After a hug, he turns his attention back to the feijoada, a dish he makes usually at my request. Grandma makes all the other food, but when feijoada and rice are on the menu, Vovô is the chef. Filled with linguiça, ham hock, and beans, I know it as the warm taste of home, the connection to my Brazilian roots that I don’t fully understand.
For the first time, I ask.
“Where did you learn to make this?”
My usually taciturn vovô smiles and begins to tell stories of his past, of him growing up on the streets of Fortaleza in Northeast Brazil, passing soccer balls made of socks. Feijoada, he says, was the peasant’s food until it was adopted by the rest of the country. He talks about his brother and sisters, the huge family that was home for years. In my eyes, my vovô is the most educated person I know, switching from Latin to ancient Greek to English to Portuguese in an instant, saying quips about Aristotle. He is also someone who left his eight brothers and sisters behind in search for something more.

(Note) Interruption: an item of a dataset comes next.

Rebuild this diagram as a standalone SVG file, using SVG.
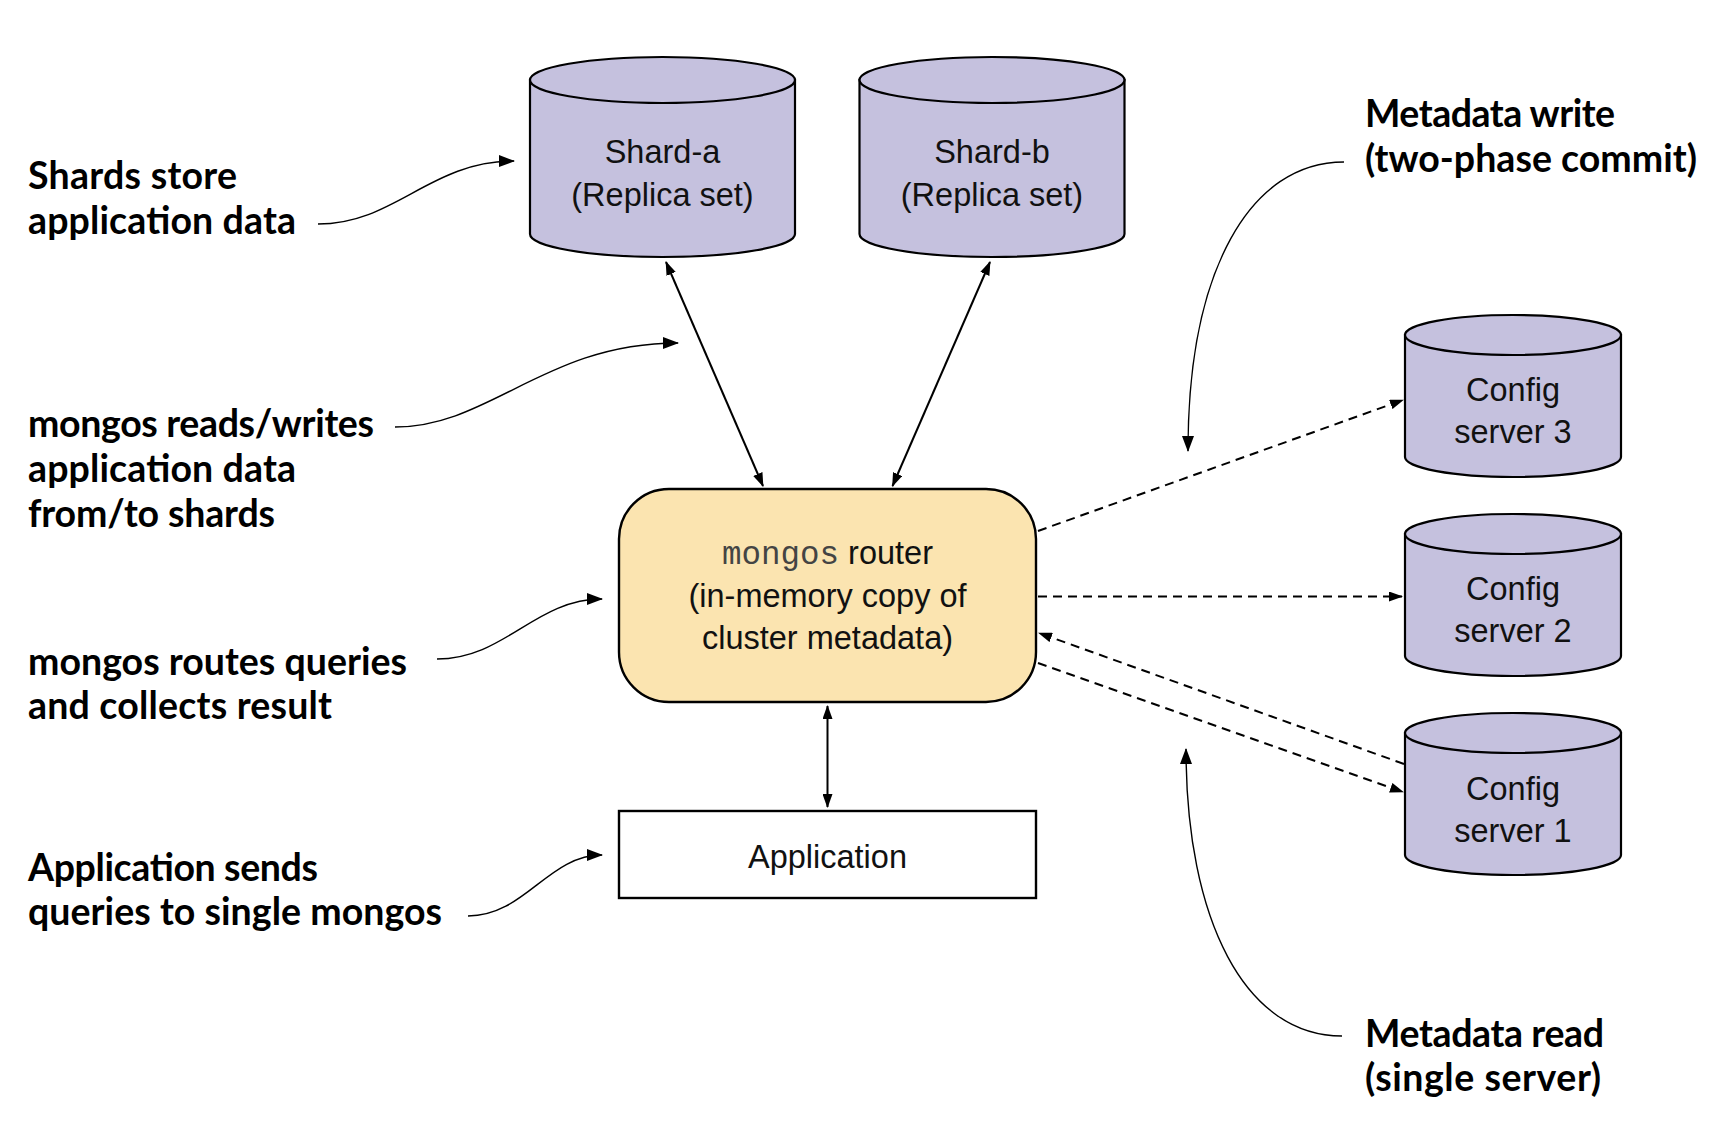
<svg xmlns="http://www.w3.org/2000/svg" width="1732" height="1130" viewBox="0 0 1732 1130">
<style>
.cyl{fill:#c5c1de;stroke:#000;stroke-width:2.2}
.box{stroke:#000;stroke-width:2.4}
.t{font-family:"Liberation Sans",Arial,sans-serif;font-size:32.5px;fill:#111;text-anchor:middle}
.mono{font-family:"Liberation Mono","Courier New",monospace;fill:#444}
.lbl{font-family:Lato,"Open Sans",sans-serif;font-weight:700;font-size:37.5px;fill:#000}
.con{fill:none;stroke:#000;stroke-width:2}
.dash{fill:none;stroke:#000;stroke-width:2;stroke-dasharray:9 6}
.ann{fill:none;stroke:#000;stroke-width:1.4}
</style>
<defs>
<marker id="ah" viewBox="0 0 14 10" refX="13" refY="5" markerWidth="14" markerHeight="10" markerUnits="userSpaceOnUse" orient="auto-start-reverse">
<path d="M0,0 L14,5 L0,10 Z" fill="#000"/>
</marker>
<marker id="ah2" viewBox="0 0 16 12" refX="15" refY="6" markerWidth="16" markerHeight="12" markerUnits="userSpaceOnUse" orient="auto">
<path d="M0,0 L16,6 L0,12 Z" fill="#000"/>
</marker>
</defs>
<rect width="1732" height="1130" fill="#fff"/>

<g id="shard-a">
<path class="cyl" d="M530,80 L530,234 A132.5,23 0 0 0 795,234 L795,80 Z"/>
<ellipse class="cyl" cx="662.5" cy="80" rx="132.5" ry="23"/>
<text class="t" x="662.5" y="163">Shard-a</text>
<text class="t" x="662.5" y="206">(Replica set)</text>
</g>
<g id="shard-b">
<path class="cyl" d="M859.5,80 L859.5,234 A132.5,23 0 0 0 1124.5,234 L1124.5,80 Z"/>
<ellipse class="cyl" cx="992" cy="80" rx="132.5" ry="23"/>
<text class="t" x="992" y="163">Shard-b</text>
<text class="t" x="992" y="206">(Replica set)</text>
</g>
<g id="config3">
<path class="cyl" d="M1405,335 L1405,457 A108,20 0 0 0 1621,457 L1621,335 Z"/>
<ellipse class="cyl" cx="1513" cy="335" rx="108" ry="20"/>
<text class="t" x="1513" y="401">Config</text>
<text class="t" x="1513" y="443">server 3</text>
</g>
<g id="config2">
<path class="cyl" d="M1405,534 L1405,656 A108,20 0 0 0 1621,656 L1621,534 Z"/>
<ellipse class="cyl" cx="1513" cy="534" rx="108" ry="20"/>
<text class="t" x="1513" y="600">Config</text>
<text class="t" x="1513" y="642">server 2</text>
</g>
<g id="config1">
<path class="cyl" d="M1405,733 L1405,855 A108,20 0 0 0 1621,855 L1621,733 Z"/>
<ellipse class="cyl" cx="1513" cy="733" rx="108" ry="20"/>
<text class="t" x="1513" y="800">Config</text>
<text class="t" x="1513" y="842">server 1</text>
</g>
<g id="mongos">
<rect class="box" x="619" y="489" width="417" height="213" rx="50" ry="50" fill="#fbe4b0"/>
<text class="t" x="827.5" y="564"><tspan class="mono">mongos</tspan> router</text>
<text class="t" x="827.5" y="607">(in-memory copy of</text>
<text class="t" x="827.5" y="649">cluster metadata)</text>
</g>
<g id="application">
<rect class="box" x="619" y="811" width="417" height="87" fill="#fff"/>
<text class="t" x="827.5" y="868">Application</text>
</g>

<g id="connectors">
<line class="con" x1="666" y1="262" x2="763" y2="486" marker-start="url(#ah)" marker-end="url(#ah)"/>
<line class="con" x1="990" y1="262" x2="892.5" y2="486" marker-start="url(#ah)" marker-end="url(#ah)"/>
<line class="con" x1="827.5" y1="706" x2="827.5" y2="807" marker-start="url(#ah)" marker-end="url(#ah)"/>
<line class="dash" x1="1038" y1="531" x2="1403" y2="400" marker-end="url(#ah)"/>
<line class="dash" x1="1038" y1="596.5" x2="1402" y2="596.5" marker-end="url(#ah)"/>
<line class="dash" x1="1404" y1="764" x2="1039" y2="633" marker-end="url(#ah)"/>
<line class="dash" x1="1038" y1="663" x2="1403" y2="792" marker-end="url(#ah)"/>
<path class="ann" d="M318,224 C395,224 430,161 514,161" marker-end="url(#ah2)"/>
<path class="ann" d="M395,427 C490,427 545,343 678,343" marker-end="url(#ah2)"/>
<path class="ann" d="M437,659 C505,659 535,599 602,599" marker-end="url(#ah2)"/>
<path class="ann" d="M468,916 C525,916 548,855 602,855" marker-end="url(#ah2)"/>
<path class="ann" d="M1344,162 C1250,162 1188,270 1188,451" marker-end="url(#ah2)"/>
<path class="ann" d="M1342,1036 C1245,1036 1186,920 1186,749" marker-end="url(#ah2)"/>
</g>

<g id="labels">
<text class="lbl" x="28" y="189" textLength="209">Shards store</text>
<text class="lbl" x="28" y="234" textLength="268">application data</text>
<text class="lbl" x="28" y="437" textLength="346">mongos reads/writes</text>
<text class="lbl" x="28" y="482" textLength="268">application data</text>
<text class="lbl" x="28" y="527" textLength="247">from/to shards</text>
<text class="lbl" x="28" y="675" textLength="379">mongos routes queries</text>
<text class="lbl" x="28" y="719" textLength="304">and collects result</text>
<text class="lbl" x="28" y="881" textLength="290">Application sends</text>
<text class="lbl" x="28" y="925" textLength="414">queries to single mongos</text>
<text class="lbl" x="1365" y="127" textLength="250">Metadata write</text>
<text class="lbl" x="1365" y="172" textLength="332">(two-phase commit)</text>
<text class="lbl" x="1365" y="1047" textLength="239">Metadata read</text>
<text class="lbl" x="1365" y="1091" textLength="236">(single server)</text>
</g>
</svg>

He talks about studying to be a Jesuit priest in Argentina and escaping to Brazil on a boat in the middle of the night when the Argentine government in the 1940s executed a campaign to persecute Catholics. The news crews were waiting for them on the other side, and for the first time I can see my vovô as a young adult, joking with reporters, glazing over the terrors of his life.
He laughs as he weaves in his stories of playing ice hockey in Montreal, seeing snow for the first time in his late 20s. His studies then took him to America and marches with Martin Luther King, Jr., when he was not sure whether to use the colored fountain or the white one. He met my grandmother in Washington, D.C., bringing dates, literally, on their first date. She led him away from the church, away from his family, but together they created the family that I take for granted.
The feijoada is done and he serves it up over a plate of rice–his special rice, made with paprika and easily the most delicious rice I’ve ever tasted–and we return to the dynamic I am used to, me quiet and removed, my grandma and sister ruling conversation. The food holds renewed meaning for me now. With each bite, I feel the struggles of my vovô hoping to keep his culture alive through generations. My awareness of each step he took to reach this spot, in this cabin in the woods in Northern California makes my identity ever stronger.
When I explain my mixed race, I say I’m a quarter Brazilian, but for once, I fully know what that means. We root for the Brazilian soccer team later that night, but all I can think about is vovô playing with his friends in the streets of Fortaleza in bare feet, kicking soccer ball socks.
He gave up his whole family back in Brazil for a better life for his future family, for me and my sister. From following the church to following his love, he fought for that one quarter of me every day. Somehow though, through feijoada, I know I will always remember where he came from.